I have been an Amazon customer for three years, and have bought a variety of items from the store. The site does not hesitate to let me know that it has built up a profile based on my earlier purchases. Yet, there is something strangely comforting about Amazon's growing knowledge of my tastes and preferences. The constant presence of Amazon's 'Recommendations' and the ability to see 'Why was I recommended this?' exposes the inner workings of the profiling in layman's terms. The 'Page you Built' use same mechanism based entirely on the pages you looked at during a single session.

Amazon uses all this information to recommend products to customers with similar tastes. The transparent, automatic tracking lends Amazon's Recommendations an air of credibility, while the more common Customer Reviews are often informative but laced with unreliable subjectivity and opinions. It helps to know that 'Customers who bought this title also bought' other specific titles, conjuring a reliable list of accumulated votes made by customers' wallets.

When it comes to community, the Listmania feature is more entertaining. These Top Ten lists, assembled by Amazon customers, are often useful when comparing similar products. More often than not, kooky lists such as 'Bands with names that sound like kitchen appliances' are highly enjoyable distractions. Occasionally, you run into a familiar name, driving home the reality of the pervasiveness of the Amazon community.
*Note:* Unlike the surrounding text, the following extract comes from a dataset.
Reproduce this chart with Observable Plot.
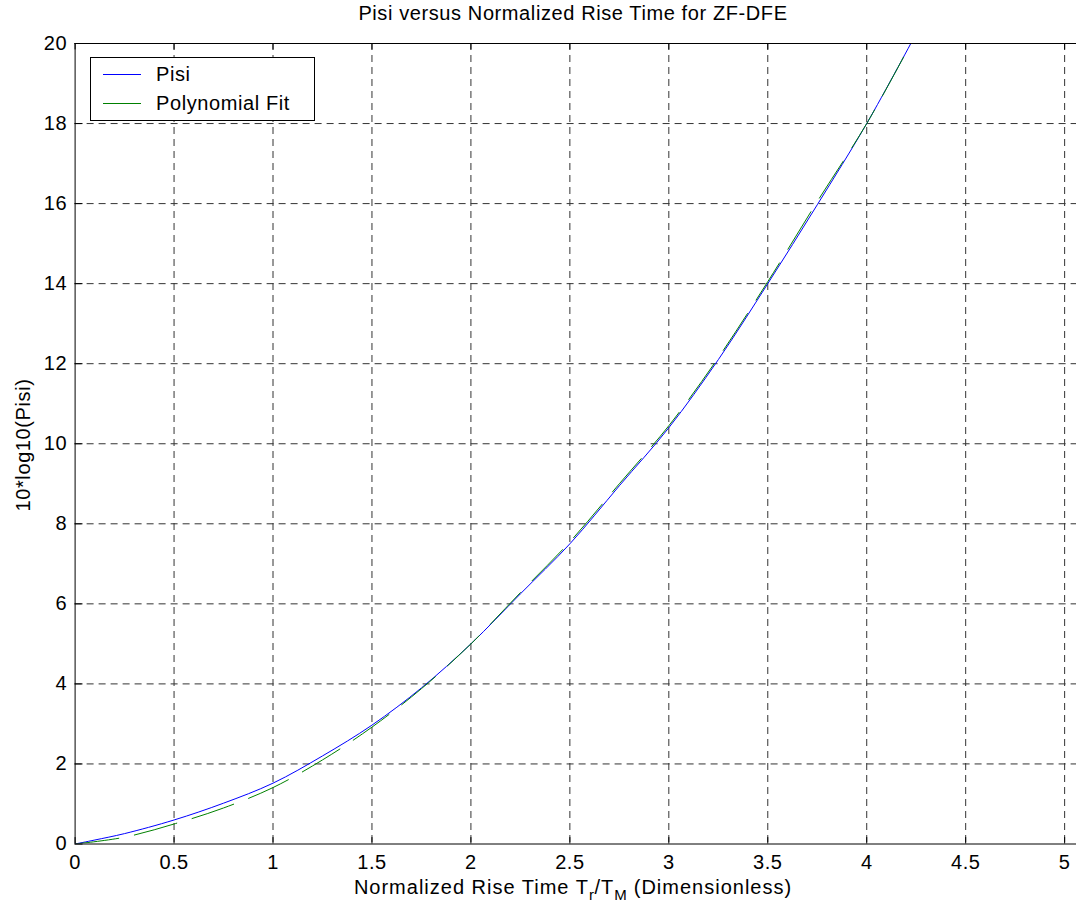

Amazon succeeds with these customizable features work for Amazon simply because everything else works well. From the zippy search speeds to the clean visual design, the Amazon experience is all about selling you as much stuff as quickly as possible. It has a thriving, unabashedly capitalist community in the very best sense of the word, and Amazon is one of the strongest examples I have found against the claim that the Internet discourages traditional impulse buying and browsing-shopping.